▶ **STATED GOAL**
Can you set down, exactly as they appear below, the lines from the opening of the material through the one bearing "(9,570) -- (1121,570);", minus the pictures?
* Begin *
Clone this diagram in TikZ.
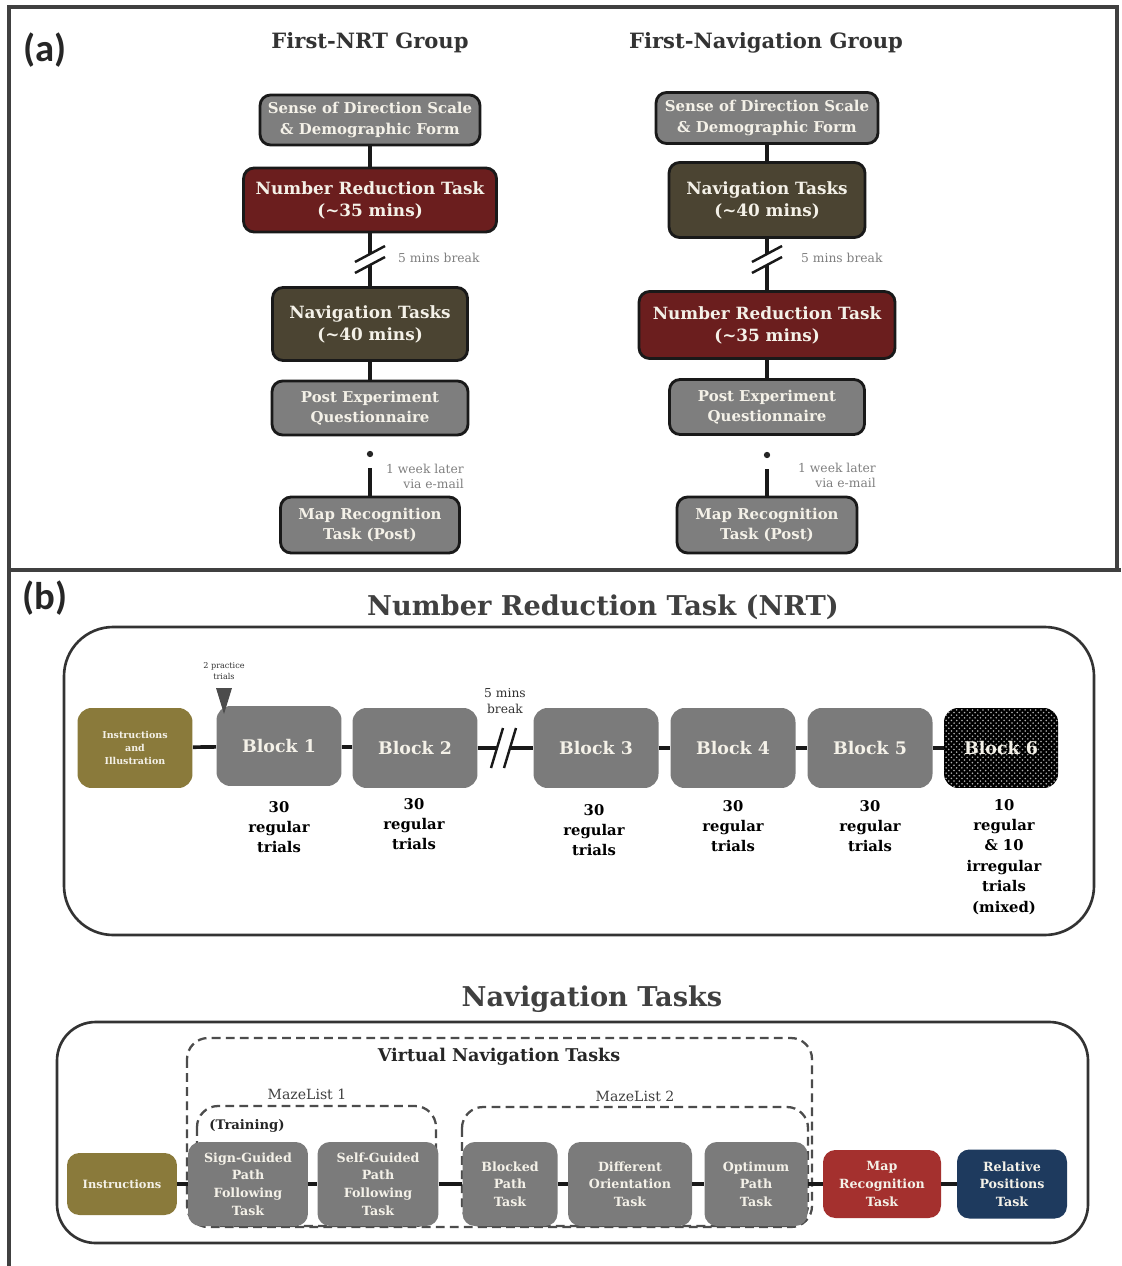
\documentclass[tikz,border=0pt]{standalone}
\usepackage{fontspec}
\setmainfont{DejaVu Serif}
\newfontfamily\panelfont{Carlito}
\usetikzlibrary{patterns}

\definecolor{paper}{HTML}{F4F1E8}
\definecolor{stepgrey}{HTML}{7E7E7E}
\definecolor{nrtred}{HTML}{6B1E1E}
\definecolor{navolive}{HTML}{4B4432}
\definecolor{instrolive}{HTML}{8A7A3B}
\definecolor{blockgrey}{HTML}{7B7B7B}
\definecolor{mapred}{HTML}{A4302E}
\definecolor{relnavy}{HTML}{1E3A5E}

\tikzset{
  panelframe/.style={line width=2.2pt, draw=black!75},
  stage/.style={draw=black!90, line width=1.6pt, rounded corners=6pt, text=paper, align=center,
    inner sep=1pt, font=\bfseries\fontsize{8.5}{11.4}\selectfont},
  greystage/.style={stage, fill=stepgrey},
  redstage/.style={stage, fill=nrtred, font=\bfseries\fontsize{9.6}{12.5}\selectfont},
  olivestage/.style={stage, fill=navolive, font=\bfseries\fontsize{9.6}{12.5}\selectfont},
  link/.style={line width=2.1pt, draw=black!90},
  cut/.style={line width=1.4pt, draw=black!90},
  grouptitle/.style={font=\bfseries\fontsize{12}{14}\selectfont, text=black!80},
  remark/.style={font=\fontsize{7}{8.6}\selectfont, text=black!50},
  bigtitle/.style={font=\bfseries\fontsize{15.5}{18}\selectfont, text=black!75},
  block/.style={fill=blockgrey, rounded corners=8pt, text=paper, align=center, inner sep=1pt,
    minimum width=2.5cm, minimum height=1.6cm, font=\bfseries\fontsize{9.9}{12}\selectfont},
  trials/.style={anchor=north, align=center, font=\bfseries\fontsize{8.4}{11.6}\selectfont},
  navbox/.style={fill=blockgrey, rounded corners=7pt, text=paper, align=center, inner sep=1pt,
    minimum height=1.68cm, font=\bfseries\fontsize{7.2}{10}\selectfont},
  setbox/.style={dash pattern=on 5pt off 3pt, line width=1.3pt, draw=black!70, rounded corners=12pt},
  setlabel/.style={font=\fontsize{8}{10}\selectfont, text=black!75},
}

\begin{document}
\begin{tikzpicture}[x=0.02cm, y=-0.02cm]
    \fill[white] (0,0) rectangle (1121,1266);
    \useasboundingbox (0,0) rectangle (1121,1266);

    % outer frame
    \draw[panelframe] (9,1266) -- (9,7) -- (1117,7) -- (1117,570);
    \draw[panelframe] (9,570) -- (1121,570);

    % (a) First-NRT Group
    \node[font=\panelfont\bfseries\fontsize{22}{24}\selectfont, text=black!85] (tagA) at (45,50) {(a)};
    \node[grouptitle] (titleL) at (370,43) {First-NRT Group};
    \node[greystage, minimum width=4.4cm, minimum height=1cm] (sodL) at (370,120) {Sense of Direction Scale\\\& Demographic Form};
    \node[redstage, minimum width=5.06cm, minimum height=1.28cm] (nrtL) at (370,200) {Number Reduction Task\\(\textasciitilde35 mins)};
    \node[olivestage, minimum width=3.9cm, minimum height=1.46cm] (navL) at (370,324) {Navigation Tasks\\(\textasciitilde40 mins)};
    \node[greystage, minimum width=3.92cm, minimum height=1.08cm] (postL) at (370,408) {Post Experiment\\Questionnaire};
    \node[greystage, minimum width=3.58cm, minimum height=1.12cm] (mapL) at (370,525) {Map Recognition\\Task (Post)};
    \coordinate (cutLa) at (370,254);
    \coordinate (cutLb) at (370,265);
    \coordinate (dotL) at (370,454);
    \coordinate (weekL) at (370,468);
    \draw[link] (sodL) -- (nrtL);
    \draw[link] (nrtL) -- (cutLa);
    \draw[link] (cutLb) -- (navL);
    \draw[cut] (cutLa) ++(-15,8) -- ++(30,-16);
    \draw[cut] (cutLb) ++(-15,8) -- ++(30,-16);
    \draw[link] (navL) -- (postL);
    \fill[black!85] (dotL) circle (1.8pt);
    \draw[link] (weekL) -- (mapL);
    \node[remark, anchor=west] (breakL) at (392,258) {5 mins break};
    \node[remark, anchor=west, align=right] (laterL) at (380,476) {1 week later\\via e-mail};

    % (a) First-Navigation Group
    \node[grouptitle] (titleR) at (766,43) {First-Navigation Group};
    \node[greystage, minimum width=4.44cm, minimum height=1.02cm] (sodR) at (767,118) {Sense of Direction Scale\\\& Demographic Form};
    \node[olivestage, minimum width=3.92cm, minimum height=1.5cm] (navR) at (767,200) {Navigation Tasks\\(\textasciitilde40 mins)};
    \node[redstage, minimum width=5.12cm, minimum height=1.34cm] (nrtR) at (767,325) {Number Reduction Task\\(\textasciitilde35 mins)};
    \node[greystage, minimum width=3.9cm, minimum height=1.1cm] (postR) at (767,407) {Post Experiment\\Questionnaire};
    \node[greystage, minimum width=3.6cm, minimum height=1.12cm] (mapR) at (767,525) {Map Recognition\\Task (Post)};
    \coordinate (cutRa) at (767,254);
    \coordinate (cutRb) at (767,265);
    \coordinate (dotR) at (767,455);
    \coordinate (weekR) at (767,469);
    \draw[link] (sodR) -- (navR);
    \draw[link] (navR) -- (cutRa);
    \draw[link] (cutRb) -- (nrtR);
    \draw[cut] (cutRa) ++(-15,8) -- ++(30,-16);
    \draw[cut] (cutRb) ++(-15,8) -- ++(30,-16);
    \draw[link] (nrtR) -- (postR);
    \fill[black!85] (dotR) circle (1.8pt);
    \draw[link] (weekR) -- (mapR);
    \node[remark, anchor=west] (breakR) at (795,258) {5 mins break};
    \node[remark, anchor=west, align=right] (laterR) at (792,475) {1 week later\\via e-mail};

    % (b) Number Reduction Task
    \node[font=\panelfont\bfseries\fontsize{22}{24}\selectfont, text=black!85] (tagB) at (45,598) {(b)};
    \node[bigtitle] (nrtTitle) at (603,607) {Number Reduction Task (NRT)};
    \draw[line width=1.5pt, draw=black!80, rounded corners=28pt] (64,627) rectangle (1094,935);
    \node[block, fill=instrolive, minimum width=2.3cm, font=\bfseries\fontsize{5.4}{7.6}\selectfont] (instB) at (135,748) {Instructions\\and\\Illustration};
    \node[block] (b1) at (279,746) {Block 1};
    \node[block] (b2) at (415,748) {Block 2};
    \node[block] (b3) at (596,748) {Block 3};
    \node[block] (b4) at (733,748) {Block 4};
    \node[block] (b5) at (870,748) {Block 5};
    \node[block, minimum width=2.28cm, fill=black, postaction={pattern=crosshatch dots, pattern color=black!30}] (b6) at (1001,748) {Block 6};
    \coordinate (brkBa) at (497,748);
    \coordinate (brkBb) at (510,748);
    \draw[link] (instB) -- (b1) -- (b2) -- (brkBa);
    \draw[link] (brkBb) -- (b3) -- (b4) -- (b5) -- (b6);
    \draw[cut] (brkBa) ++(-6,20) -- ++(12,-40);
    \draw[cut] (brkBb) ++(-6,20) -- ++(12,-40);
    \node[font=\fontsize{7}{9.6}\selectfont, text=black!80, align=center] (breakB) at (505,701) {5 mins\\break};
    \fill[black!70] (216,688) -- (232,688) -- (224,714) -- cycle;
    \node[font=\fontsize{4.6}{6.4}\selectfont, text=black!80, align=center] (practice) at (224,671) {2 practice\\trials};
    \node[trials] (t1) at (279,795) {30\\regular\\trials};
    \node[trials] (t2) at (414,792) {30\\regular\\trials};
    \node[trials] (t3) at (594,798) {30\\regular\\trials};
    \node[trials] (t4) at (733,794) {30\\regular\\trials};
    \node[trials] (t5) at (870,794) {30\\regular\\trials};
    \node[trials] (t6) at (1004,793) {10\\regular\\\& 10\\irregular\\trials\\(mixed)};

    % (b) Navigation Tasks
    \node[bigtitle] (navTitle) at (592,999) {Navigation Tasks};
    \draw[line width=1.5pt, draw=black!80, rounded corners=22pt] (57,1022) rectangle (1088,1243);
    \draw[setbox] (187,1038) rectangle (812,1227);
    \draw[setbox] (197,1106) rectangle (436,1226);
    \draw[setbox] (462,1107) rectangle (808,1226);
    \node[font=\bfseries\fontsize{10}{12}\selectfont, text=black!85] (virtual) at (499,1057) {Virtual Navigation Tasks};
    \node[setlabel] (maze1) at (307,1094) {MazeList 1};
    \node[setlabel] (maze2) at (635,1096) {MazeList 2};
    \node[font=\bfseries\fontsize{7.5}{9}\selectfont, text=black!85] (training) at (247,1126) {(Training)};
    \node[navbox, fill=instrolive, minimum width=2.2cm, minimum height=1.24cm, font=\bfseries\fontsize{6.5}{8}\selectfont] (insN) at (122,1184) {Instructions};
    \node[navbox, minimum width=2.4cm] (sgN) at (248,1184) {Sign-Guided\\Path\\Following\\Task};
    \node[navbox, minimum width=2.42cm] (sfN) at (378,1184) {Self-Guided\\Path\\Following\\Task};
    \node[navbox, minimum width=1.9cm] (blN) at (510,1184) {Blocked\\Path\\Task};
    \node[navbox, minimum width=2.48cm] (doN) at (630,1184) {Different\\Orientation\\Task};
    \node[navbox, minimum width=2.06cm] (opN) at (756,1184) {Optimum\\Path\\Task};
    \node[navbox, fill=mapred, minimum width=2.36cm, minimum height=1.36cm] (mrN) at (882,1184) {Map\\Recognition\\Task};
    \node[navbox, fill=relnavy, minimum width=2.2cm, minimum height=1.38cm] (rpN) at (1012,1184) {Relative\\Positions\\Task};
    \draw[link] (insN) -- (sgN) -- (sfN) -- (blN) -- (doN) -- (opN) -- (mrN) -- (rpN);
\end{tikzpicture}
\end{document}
* End *
▶ **RESPONSE TO THIS TASK**
Clone this diagram in TikZ.
\documentclass[tikz,border=0pt]{standalone}
\usepackage{fontspec}
\setmainfont{DejaVu Serif}
\newfontfamily\panelfont{Carlito}
\usetikzlibrary{patterns}

\definecolor{paper}{HTML}{F4F1E8}
\definecolor{stepgrey}{HTML}{7E7E7E}
\definecolor{nrtred}{HTML}{6B1E1E}
\definecolor{navolive}{HTML}{4B4432}
\definecolor{instrolive}{HTML}{8A7A3B}
\definecolor{blockgrey}{HTML}{7B7B7B}
\definecolor{mapred}{HTML}{A4302E}
\definecolor{relnavy}{HTML}{1E3A5E}

\tikzset{
  panelframe/.style={line width=2.2pt, draw=black!75},
  stage/.style={draw=black!90, line width=1.6pt, rounded corners=6pt, text=paper, align=center,
    inner sep=1pt, font=\bfseries\fontsize{8.5}{11.4}\selectfont},
  greystage/.style={stage, fill=stepgrey},
  redstage/.style={stage, fill=nrtred, font=\bfseries\fontsize{9.6}{12.5}\selectfont},
  olivestage/.style={stage, fill=navolive, font=\bfseries\fontsize{9.6}{12.5}\selectfont},
  link/.style={line width=2.1pt, draw=black!90},
  cut/.style={line width=1.4pt, draw=black!90},
  grouptitle/.style={font=\bfseries\fontsize{12}{14}\selectfont, text=black!80},
  remark/.style={font=\fontsize{7}{8.6}\selectfont, text=black!50},
  bigtitle/.style={font=\bfseries\fontsize{15.5}{18}\selectfont, text=black!75},
  block/.style={fill=blockgrey, rounded corners=8pt, text=paper, align=center, inner sep=1pt,
    minimum width=2.5cm, minimum height=1.6cm, font=\bfseries\fontsize{9.9}{12}\selectfont},
  trials/.style={anchor=north, align=center, font=\bfseries\fontsize{8.4}{11.6}\selectfont},
  navbox/.style={fill=blockgrey, rounded corners=7pt, text=paper, align=center, inner sep=1pt,
    minimum height=1.68cm, font=\bfseries\fontsize{7.2}{10}\selectfont},
  setbox/.style={dash pattern=on 5pt off 3pt, line width=1.3pt, draw=black!70, rounded corners=12pt},
  setlabel/.style={font=\fontsize{8}{10}\selectfont, text=black!75},
}

\begin{document}
\begin{tikzpicture}[x=0.02cm, y=-0.02cm]
    \fill[white] (0,0) rectangle (1121,1266);
    \useasboundingbox (0,0) rectangle (1121,1266);

    % outer frame
    \draw[panelframe] (9,1266) -- (9,7) -- (1117,7) -- (1117,570);
    \draw[panelframe] (9,570) -- (1121,570);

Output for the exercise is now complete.